LAS VEGAS — The name of the physician picked to attend a state inmate’s execution can remain secret, even from drug makers suing to ban the use of their products in the twice-postponed lethal injection, the Nevada Supreme Court ruled Monday.
In a twist, lawyers for three pharmaceutical companies who won the right to obtain the name last week — and had promised to sue the doctor once they got it — told a judge in Las Vegas that they welcomed Monday’s high court order.
Attorney Todd Bice, representing drug firm Alvogen, told Clark County District Court Judge Elizabeth Gonzalez the high court decision to protect the doctor’s identity, coupled with a recent sworn statement from Nevada prisons chief James Dzurenda, bolsters companies’ arguments that their business would be hurt if their drugs are used.
“We aren’t going to get into the identity of the doctor. We do intend to argue strongly that having your name associated with capital punishment is harmful to reputations,” Bice said. “The director testified that it would be ruinous of the doctor’s reputation.”
Gonzalez had ruled last week that drug companies could learn the name, but it would not be disclosed to the public.

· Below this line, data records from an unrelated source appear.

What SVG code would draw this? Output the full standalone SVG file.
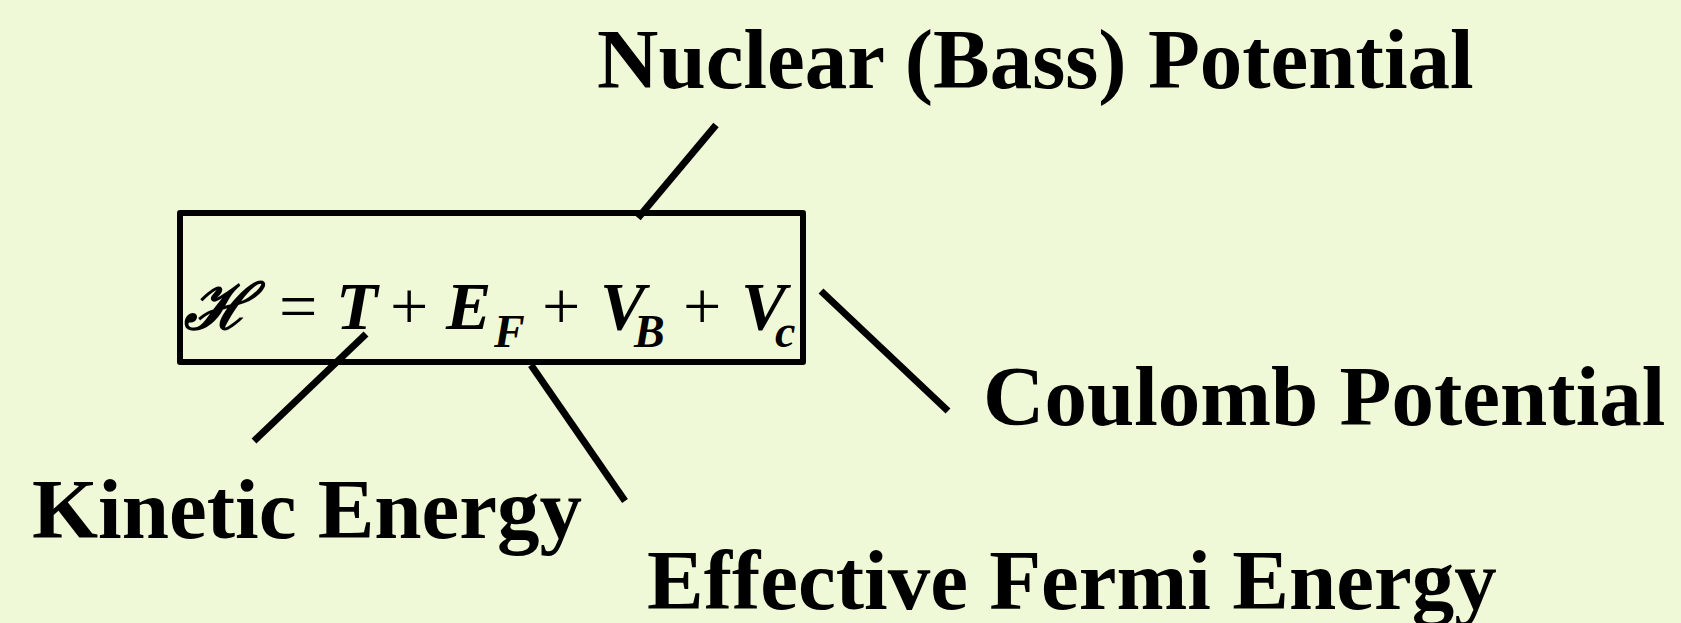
<svg xmlns="http://www.w3.org/2000/svg" width="1681" height="623" viewBox="0 0 1681 623">
<style>
.lbl{font-family:"Liberation Serif","Times New Roman",serif;font-weight:bold;font-size:85px;fill:#000}
.eq{font-family:"Liberation Serif","Times New Roman",serif;font-weight:bold;font-style:italic;font-size:68px;fill:#000}
.op{font-family:"Liberation Serif","Times New Roman",serif;font-size:68px;fill:#000}
.sub{font-family:"Liberation Serif","Times New Roman",serif;font-weight:bold;font-style:italic;font-size:46px;fill:#000}
.ln{stroke:#000;stroke-width:7;fill:none}
</style>
<rect x="0" y="0" width="1681" height="623" fill="#F0F9D7"/>
<g id="equation">
<rect x="180" y="213" width="623" height="149" fill="none" stroke="#000" stroke-width="6" stroke-linejoin="round"/>
<text class="eq" x="184" y="329" style="font-family:'DejaVu Serif',serif;font-size:64px">ℋ</text>
<text class="op" x="279" y="329">=</text>
<text class="eq" x="336" y="329">T</text>
<text class="op" x="390" y="329">+</text>
<text class="eq" x="446" y="329">E</text>
<text class="sub" x="494" y="347">F</text>
<text class="op" x="542" y="329">+</text>
<text class="eq" x="600" y="329">V</text>
<text class="sub" x="634" y="347">B</text>
<text class="op" x="683" y="329">+</text>
<text class="eq" x="741" y="329">V</text>
<text class="sub" x="775" y="347">c</text>
</g>
<g id="connectors">
<line class="ln" x1="716" y1="125" x2="638" y2="218"/>
<line class="ln" x1="366" y1="334" x2="254" y2="441"/>
<line class="ln" x1="531" y1="365" x2="625" y2="501"/>
<line class="ln" x1="821" y1="291" x2="948" y2="411"/>
</g>
<g id="nuclear"><text class="lbl" x="597" y="88">Nuclear (Bass) Potential</text></g>
<g id="coulomb"><text class="lbl" x="983" y="425">Coulomb Potential</text></g>
<g id="kinetic"><text class="lbl" x="32" y="538">Kinetic Energy</text></g>
<g id="fermi"><text class="lbl" x="647" y="609">Effective Fermi Energy</text></g>
</svg>
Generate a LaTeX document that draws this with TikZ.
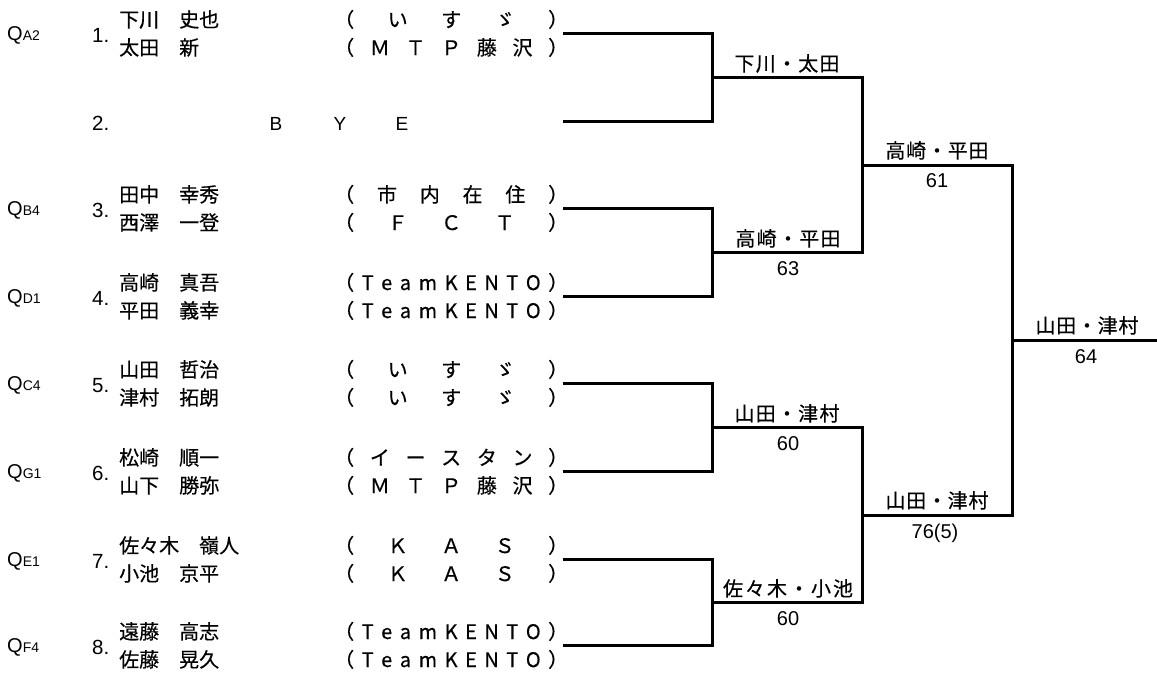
\documentclass[tikz,border=0pt]{standalone}
\usepackage{fontspec}
\setmainfont{Liberation Sans}
\newfontfamily\jp{Noto Sans CJK JP}[UprightFeatures={FakeBold=0.4}]
\newcommand\team[1]{\hbox to 234pt{#1}}
\newcommand\lbl[2]{\hbox to #1pt{#2}}
\newcommand\kento{{\jp （}\hfill T\hfill e\hfill a\hfill m\hfill K\hfill E\hfill N\hfill T\hfill O\hfill{\jp ）}}
\newcommand\isuzu{（\hfill い\hfill す\hfill ゞ\hfill ）}
\newcommand\mtp{（\hfill Ｍ\hfill Ｔ\hfill Ｐ\hfill 藤\hfill 沢\hfill ）}
\newcommand\kas{（\hfill Ｋ\hfill Ａ\hfill Ｓ\hfill ）}
\begin{document}
\begin{tikzpicture}[x=1pt,y=-1pt,
  br/.style={line width=3pt, line join=miter},
  nm/.style={anchor=base west, inner sep=0pt, font=\jp\fontsize{20}{24}\selectfont},
  tm/.style={anchor=base west, inner sep=0pt, font=\jp\fontsize{20}{24}\selectfont},
  num/.style={anchor=base west, inner sep=0pt, font=\fontsize{20.5}{24}\selectfont},
  ql/.style={anchor=base west, inner sep=0pt, font=\fontsize{20}{22}\selectfont},
  lab/.style={anchor=base, inner sep=0pt, font=\jp\fontsize{20}{24}\selectfont},
  sc/.style={anchor=base, inner sep=0pt, font=\fontsize{20}{24}\selectfont},
  bye/.style={anchor=base, inner sep=0pt, font=\fontsize{19}{22}\selectfont}]
\useasboundingbox[fill=white] (0,0) rectangle (1157,675);
\newcommand\entry[8]{%
  \node[ql] (q#1) at (7,#2+7.5) {Q{\fontsize{14}{16}\selectfont #3}};
  \node[num] (n#1) at (92,#2+9) {#1.};
  \node[nm] (a#1) at (119,#2-6) {#4};
  \node[nm] (b#1) at (119,#2+22) {#5};
  \node[tm] (s#1) at (334,#2-6) {\team{#6}};
  \node[tm] (u#1) at (334,#2+22) {\team{#7}};
}
\entry{1}{33}{A2}{下川　史也}{太田　新}{\isuzu}{\mtp}{}
\node[num] (n2) at (92,130) {2.};
\node[bye] (by1) at (276,130) {B};
\node[bye] (by2) at (340,130) {Y};
\node[bye] (by3) at (402,130) {E};
\entry{3}{208}{B4}{田中　幸秀}{西澤　一登}{（\hfill 市\hfill 内\hfill 在\hfill 住\hfill ）}{（\hfill Ｆ\hfill Ｃ\hfill Ｔ\hfill ）}{}
\entry{4}{296}{D1}{高崎　真吾}{平田　義幸}{\kento}{\kento}{}
\entry{5}{383}{C4}{山田　哲治}{津村　拓朗}{\isuzu}{\isuzu}{}
\entry{6}{471}{G1}{松崎　順一}{山下　勝弥}{（\hfill イ\hfill ー\hfill ス\hfill タ\hfill ン\hfill ）}{\mtp}{}
\entry{7}{559}{E1}{佐々木　嶺人}{小池　京平}{\kas}{\kas}{}
\entry{8}{645}{F4}{遠藤　高志}{佐藤　晃久}{\kento}{\kento}{}
% bracket coordinates
\coordinate (T1) at (563,33);  \coordinate (B1) at (563,121); \coordinate (J1) at (712,77);
\coordinate (T2) at (563,208); \coordinate (B2) at (563,296); \coordinate (J2) at (712,252);
\coordinate (T3) at (563,383); \coordinate (B3) at (563,471); \coordinate (J3) at (712,427);
\coordinate (T4) at (563,559); \coordinate (B4) at (563,645); \coordinate (J4) at (712,602);
\coordinate (S1) at (862,165); \coordinate (S2) at (862,515);
\coordinate (F) at (1012,340); \coordinate (E) at (1157,340);
\draw[br] (T1) -| (J1) |- (B1);
\draw[br] (T2) -| (J2) |- (B2);
\draw[br] (T3) -| (J3) |- (B3);
\draw[br] (T4) -| (J4) |- (B4);
\draw[br] (J1) -| (S1) |- (J2);
\draw[br] (J3) -| (S2) |- (J4);
\draw[br] (S1) -| (F) |- (S2);
\draw[br] (F) -- (E);
% winners
\node[lab] (w1) at (787,71) {\lbl{105}{下\hfill 川\hfill ・\hfill 太\hfill 田}};
\node[lab] (w2) at (788,246) {\lbl{105}{高\hfill 崎\hfill ・\hfill 平\hfill 田}};
\node[sc] (r2) at (788,275) {63};
\node[lab] (w3) at (787,421) {\lbl{105}{山\hfill 田\hfill ・\hfill 津\hfill 村}};
\node[sc] (r3) at (788,450) {60};
\node[lab] (w4) at (788,596) {\lbl{130}{佐\hfill 々\hfill 木\hfill ・\hfill 小\hfill 池}};
\node[sc] (r4) at (788,625) {60};
\node[lab] (x1) at (937,158) {\lbl{103}{高\hfill 崎\hfill ・\hfill 平\hfill 田}};
\node[sc] (y1) at (937,187) {61};
\node[lab] (x2) at (937,508) {\lbl{103}{山\hfill 田\hfill ・\hfill 津\hfill 村}};
\node[sc] (y2) at (935,538) {76(5)};
\node[lab] (fw) at (1087,333) {\lbl{103}{山\hfill 田\hfill ・\hfill 津\hfill 村}};
\node[sc] (fs) at (1086,363) {64};
\end{tikzpicture}
\end{document}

The turnabout came on a day of boundary-setting decisions a day ahead of hearings on the drug companies’ contentions that Nevada improperly obtained their drugs for a use the companies don’t allow.
Gonzalez plans three days of testimony on a lawsuit by Alvogen that stopped the July execution of Scott Raymond Dozier. The case was later joined by Hikma Pharmaceuticals USA and Sandoz Inc.
State Supreme Court justices are watching developments before Gonzalez ahead of oral arguments next week on the state’s bid to put Dozier’s execution back on track for a yet-to-be-determined date in mid-November.
Fifteen states are siding with Nevada in the state Supreme Court fight against the drug companies, led by Oklahoma and including Nebraska, where an inmate was put to death last month.
They argue that similar drug company challenges amount to a tactic in a “guerrilla war against the death penalty” aiming to thwart the will of voters in the 31 states with capital punishment.
Nevada’s trouble obtaining drugs from companies that don’t want to be associated with capital punishment, its attempts to fashion a protocol using medications it found and the challenges it has faced in court has made Nevada a model of the trouble that death penalty states have had carrying out lethal injections.
Dozier’s execution was postponed last November and again in July by legal challenges to the choice of drugs and the procedures developed for what would be Nevada’s first execution since 2006.
The state’s lethal injection protocol calls for using the sedative midazolam, made by Alvogen, followed by lethal doses of the powerful opioid fentanyl made by Hikma and then the muscle paralytic cisatracurium produced by Sandoz.
Nebraska used a similar sedative, diazepam, followed by fentanyl, cisatracurium and a fourth drug, potassium chloride, that is not part of Nevada’s planned three-drug protocol.
Gonzalez did not immediately decide Monday on a new bid by the state to dismiss the drug makers’ claims outright. She scheduled another hearing Oct. 2 on that question, saying she expects her eventual decision will also be appealed to the state high court.
Dozier, 47, was sentenced to die in 2007 for murder convictions in killings in Phoenix and Las Vegas. He has given up court challenges, insists he wants to die and says he doesn’t care if it’s painful.